Later, Joe goes to see his sixty-fifth performance of Dixie Lou , a Civil War melodrama starring Connie and Larry. After the show, Kenneth 'Ken' Lawlor (Thurston Hall), the producer of Dixie Lou, brings Suretta to Connie's dressing room to discuss backing for Connie and Larry's next show. After the smug Suretta shows off a ruby bracelet that the ambitious Larry has bought for her, Connie is furious and storms out of her dressing room. On her way out, she runs into Joe and, seeing the smitten fan, gets an idea.
Sometime later, Connie and Joe return to the nightclub, and seeing Larry, Suretta and Kenneth seated together, Connie introduces Joe as her new husband. Connie pretends that Joe owns gold mines, and she informs Kenneth about her husband's wealth. Kenneth immediately sets up a meeting with him.
Connie and Joe then check into the honeymoon suite at the same hotel at which Joe works, and while Joe is out securing some champagne, Connie starts to write a farewell letter to him. Before she finishes, however, Larry calls and again infuriates her with his indifference.
Connie is about to sneak off when Joe returns with the champagne. Unable to say goodbye to the love struck Joe, Connie decides to drug him instead and slips some of her sleeping pills into his champagne. Joe unwittingly switches the glasses, however, and Connie falls into a deep slumber. Joe has a heck of a time getting her up off the floor and over to bed. As he finally covers her up and kisses her goodnight on the cheek, the bed collapses. Joe goes out to sleep on the couch.
The next morning, Joe delivers breakfast to Connie and when she wakes up and sees him, she screams. He runs out, but she comes out shortly after and apologizes.
Kenneth arrives at the suite, with Larry and Suretta. Larry claims to want to invest in Kenneth's new show with Joe. Unknown to Kenneth, Joe and Connie, Suretta is aware of Joe's impersonation and calls for valet service.
Joe's boss, tailor Ed Jackson (Sam Levene), responds to the valet call and when he sees Joe in the room, he angrily tells everyone there that Joe is a pants presser and works for him. Connie confesses that she had in fact married Joe.
Feeling that he has nothing more to lose, Joe slugs the cocky Larry, then attempts suicide by asphyxiating himself with the valet service gas. However, the gas automatically shuts off after hours, and as the gas shuts off, Joe simply falls asleep and dreams about a dancing Connie.

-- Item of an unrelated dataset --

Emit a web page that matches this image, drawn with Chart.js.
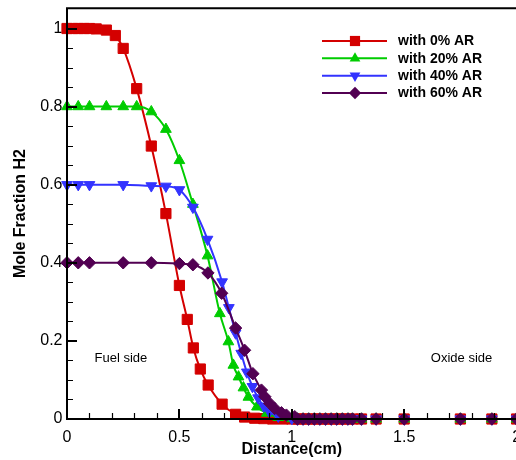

Joe is eventually awakened by Ed, who slaps him repeatedly and tells him he's fired. The blustery Ed at first criticizes Joe for thinking he could marry a famous performer like Connie, then changes his mind, deciding it's a personal insult to him and all other pants pressers. He insists that Joe assert himself and demand his conjugal rights. Pushed by Ed, Joe sneaks into the theater through the cellar and hides in a stage prop box as Hazel Scott, Lena Horn, and their background singers rehearse the song, Jericho.

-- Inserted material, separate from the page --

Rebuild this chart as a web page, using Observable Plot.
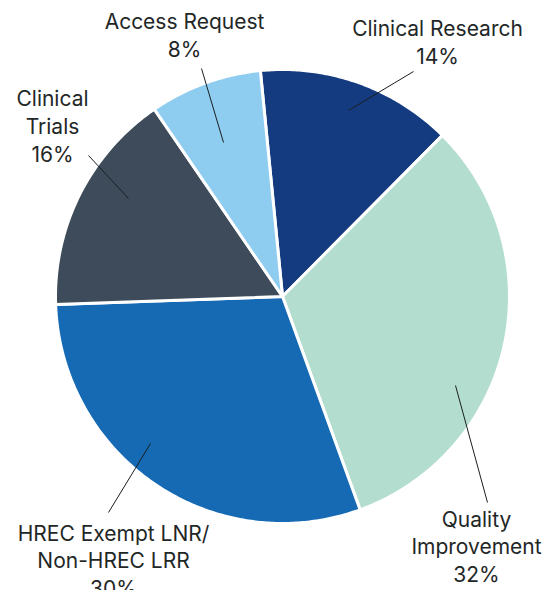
<!DOCTYPE html>
<html>
<head>
<meta charset="utf-8">
<script src="https://cdn.jsdelivr.net/npm/d3@7"></script>
<script src="https://cdn.jsdelivr.net/npm/@observablehq/plot@0.6"></script>
<style>
  html, body { margin: 0; padding: 0; background: #ffffff; }
  #chart { width: 558px; height: 590px; overflow: hidden; }
</style>
</head>
<body>
<div id="chart"></div>
<script>
// ---- data ----
const categories = ["Clinical Research", "Quality Improvement", "HREC Exempt LNR/Non-HREC LRR", "Clinical Trials", "Access Request"];
const values = [14, 32, 30, 16, 8];
const labelNames = ["Clinical Research", "Quality\nImprovement", "HREC Exempt LNR/\nNon-HREC LRR", "Clinical\nTrials", "Access Request"];

// ---- styles / layout (kept separate from data) ----
const colors = ["#143a80", "#b3decf", "#166ab4", "#3d4b5b", "#8fcdf0"];
const W = 558, H = 590;
const cx = 282, cy = 296, R = 227;
const startDeg = -5.6;
// label block centres (pixels) and leader line ends (pixels)
const labelPos = [[437, 41], [476, 545], [113, 559], [52, 124.5], [184, 33.5]];
const leaderOuter = [[413, 71], [487, 502], [108, 512], [88, 155], [201, 68]];
const leaderInner = [[348, 110], [455, 385], [150, 443], [128, 198], [223, 142]];

const pie = d3.pie().sort(null).value(d => d.value)
  .startAngle(startDeg * Math.PI / 180)
  .endAngle(startDeg * Math.PI / 180 + 2 * Math.PI);
const rows = categories.map((c, i) => ({name: c, value: values[i]}));
const arcs = pie(rows);

const pts = [];
arcs.forEach(a => {
  pts.push({name: a.data.name, x: cx, y: cy});
  const n = Math.max(2, Math.ceil((a.endAngle - a.startAngle) / 0.01));
  for (let k = 0; k <= n; k++) {
    const t = a.startAngle + (a.endAngle - a.startAngle) * k / n;
    pts.push({name: a.data.name, x: cx + R * Math.sin(t), y: cy - R * Math.cos(t)});
  }
});

const labels = categories.map((c, i) => ({
  text: `${labelNames[i]}\n${values[i]}%`, x: labelPos[i][0], y: labelPos[i][1]
}));
const leaders = categories.map((c, i) => ({
  x1: leaderOuter[i][0], y1: leaderOuter[i][1], x2: leaderInner[i][0], y2: leaderInner[i][1]
}));

const chart = Plot.plot({
  width: W, height: H,
  margin: 0,
  style: {background: "#ffffff", fontFamily: "Inter, sans-serif"},
  x: {domain: [0, W], range: [0, W], axis: null},
  y: {domain: [0, H], range: [0, H], axis: null},
  color: {domain: categories, range: colors},
  marks: [
    Plot.line(pts, {x: "x", y: "y", z: "name", fill: "name", stroke: "#ffffff", strokeWidth: 3, strokeLinejoin: "round", curve: "linear-closed"}),
    Plot.link(leaders, {x1: "x1", y1: "y1", x2: "x2", y2: "y2", stroke: "#1b1f1f", strokeWidth: 1}),
    Plot.text(labels, {x: "x", y: "y", text: "text", fontSize: 21, fontWeight: 400, lineHeight: 1.33, fill: "#1f2727", textAnchor: "middle", lineAnchor: "middle"})
  ]
});
document.getElementById("chart").appendChild(chart);
</script>
</body>
</html>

Joe gets tossed out of the theater, but accidentally falls into the old coal chute and down into the storage cellar. There, he bumps into actor Roy Hartwood (John Hodiak). Unknown to Joe, Roy is a Nazi saboteur and has been digging a hole in the theater wall so that he can plant a bomb and destroy some ordnance that are being stored next door. Roy is immediately suspicious of Joe, but once he realizes Joe doesn't know anything about his activities, he lets him go.
Roy is ordered by his superiors to set off the bomb that night, so he asks Joe, who has bragged that he knows every line in the show backward and forward, to cover for him. Joe is reluctant, until he's reminded he gets to kiss Connie at the end of the first act. He dons Roy's stage beard and costume, nearly cutting his right ear with the scissor in the process. He does accidentally cut one of the straps of his t-shirt, but fixes that by gluing it to his skin.

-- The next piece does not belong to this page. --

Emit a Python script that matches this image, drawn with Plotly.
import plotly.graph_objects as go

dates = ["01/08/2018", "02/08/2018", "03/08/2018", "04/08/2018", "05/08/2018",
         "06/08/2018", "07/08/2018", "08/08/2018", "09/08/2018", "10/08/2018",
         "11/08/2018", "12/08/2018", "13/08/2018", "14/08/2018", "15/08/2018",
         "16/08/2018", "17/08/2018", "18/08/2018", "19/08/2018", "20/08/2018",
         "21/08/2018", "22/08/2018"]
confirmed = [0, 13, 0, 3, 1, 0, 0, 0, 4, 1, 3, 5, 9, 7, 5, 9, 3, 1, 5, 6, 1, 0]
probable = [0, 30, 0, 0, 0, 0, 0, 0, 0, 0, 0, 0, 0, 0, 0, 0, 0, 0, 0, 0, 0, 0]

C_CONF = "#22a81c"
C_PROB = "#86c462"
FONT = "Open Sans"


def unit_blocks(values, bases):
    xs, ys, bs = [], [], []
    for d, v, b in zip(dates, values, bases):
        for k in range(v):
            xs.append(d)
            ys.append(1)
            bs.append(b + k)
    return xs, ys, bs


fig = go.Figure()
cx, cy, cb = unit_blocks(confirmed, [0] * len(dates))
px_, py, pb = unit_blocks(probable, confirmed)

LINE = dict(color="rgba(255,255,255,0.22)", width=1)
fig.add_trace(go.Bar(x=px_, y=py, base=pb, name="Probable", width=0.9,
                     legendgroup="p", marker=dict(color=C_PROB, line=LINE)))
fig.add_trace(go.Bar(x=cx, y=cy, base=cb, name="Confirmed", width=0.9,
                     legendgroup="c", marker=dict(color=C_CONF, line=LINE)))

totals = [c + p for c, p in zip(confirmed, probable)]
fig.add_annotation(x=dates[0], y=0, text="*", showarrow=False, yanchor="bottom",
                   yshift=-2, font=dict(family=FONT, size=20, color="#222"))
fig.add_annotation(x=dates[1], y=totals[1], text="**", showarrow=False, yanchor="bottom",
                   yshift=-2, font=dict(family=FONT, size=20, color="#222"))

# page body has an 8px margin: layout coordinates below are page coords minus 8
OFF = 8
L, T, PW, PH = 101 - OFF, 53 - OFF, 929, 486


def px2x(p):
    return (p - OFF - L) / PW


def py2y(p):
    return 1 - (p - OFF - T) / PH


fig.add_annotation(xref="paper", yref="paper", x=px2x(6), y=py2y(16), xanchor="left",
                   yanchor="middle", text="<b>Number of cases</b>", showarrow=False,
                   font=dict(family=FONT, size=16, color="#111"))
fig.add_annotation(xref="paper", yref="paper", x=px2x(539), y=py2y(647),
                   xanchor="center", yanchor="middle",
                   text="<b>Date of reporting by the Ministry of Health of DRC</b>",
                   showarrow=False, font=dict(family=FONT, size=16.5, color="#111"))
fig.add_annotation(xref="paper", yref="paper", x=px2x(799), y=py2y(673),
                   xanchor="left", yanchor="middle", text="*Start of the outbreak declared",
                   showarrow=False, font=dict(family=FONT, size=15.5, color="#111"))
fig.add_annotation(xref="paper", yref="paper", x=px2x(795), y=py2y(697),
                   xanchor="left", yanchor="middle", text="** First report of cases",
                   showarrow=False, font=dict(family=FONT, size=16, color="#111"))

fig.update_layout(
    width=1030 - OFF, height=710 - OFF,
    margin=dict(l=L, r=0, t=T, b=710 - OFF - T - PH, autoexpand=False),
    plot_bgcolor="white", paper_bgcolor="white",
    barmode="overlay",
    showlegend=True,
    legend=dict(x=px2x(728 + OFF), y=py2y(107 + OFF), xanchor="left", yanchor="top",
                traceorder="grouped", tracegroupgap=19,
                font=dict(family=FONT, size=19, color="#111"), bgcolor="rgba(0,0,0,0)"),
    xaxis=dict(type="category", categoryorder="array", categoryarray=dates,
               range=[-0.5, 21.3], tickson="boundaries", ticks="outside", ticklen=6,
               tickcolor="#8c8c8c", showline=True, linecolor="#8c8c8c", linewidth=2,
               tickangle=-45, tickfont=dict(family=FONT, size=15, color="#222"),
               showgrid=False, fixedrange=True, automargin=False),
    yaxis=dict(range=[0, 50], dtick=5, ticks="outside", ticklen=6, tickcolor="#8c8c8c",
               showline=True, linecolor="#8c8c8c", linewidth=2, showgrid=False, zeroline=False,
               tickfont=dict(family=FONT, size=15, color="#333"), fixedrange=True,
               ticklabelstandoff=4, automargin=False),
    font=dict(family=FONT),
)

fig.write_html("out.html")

Mistaking Joe for Roy, one of Roy's Nazi cohorts slips Joe a message about a submarine rendezvous, but Joe fails to grasp its significance.
Joe finishes preparing himself in costume by way overdoing it on some powder to make it appear as though his uniform is dust-covered.
As the show starts, Joe stumbles and bumbles, knocking over stage props, sneezing from all the dust on his uniform, stepping on Connie's dress, and later pinning it to a wall with a prop sword. His performance enrages Connie and the stage crew, but Joe refuses to leave the stage.
Joe is about to kiss Connie, when he suddenly understands the Nazi's message. He dashes offstage and becomes engaged in a protracted fight with Roy, starting in the cellar, continuing on stage, up in the rafters and back to the cellar.
After knocking out Roy, Joe begins a frantic search for the bomb. Connie soon joins him and, impressed by his bravery, professes her love. Joe finally realizes a wire he kept tripping over was connected to the bomb. Moments before it is to explode, Joe defuses the bomb and then learns from the police that he will be rewarded for his efforts.
Later, Joe becomes not only Connie's true husband but the co-producer of her next show as well.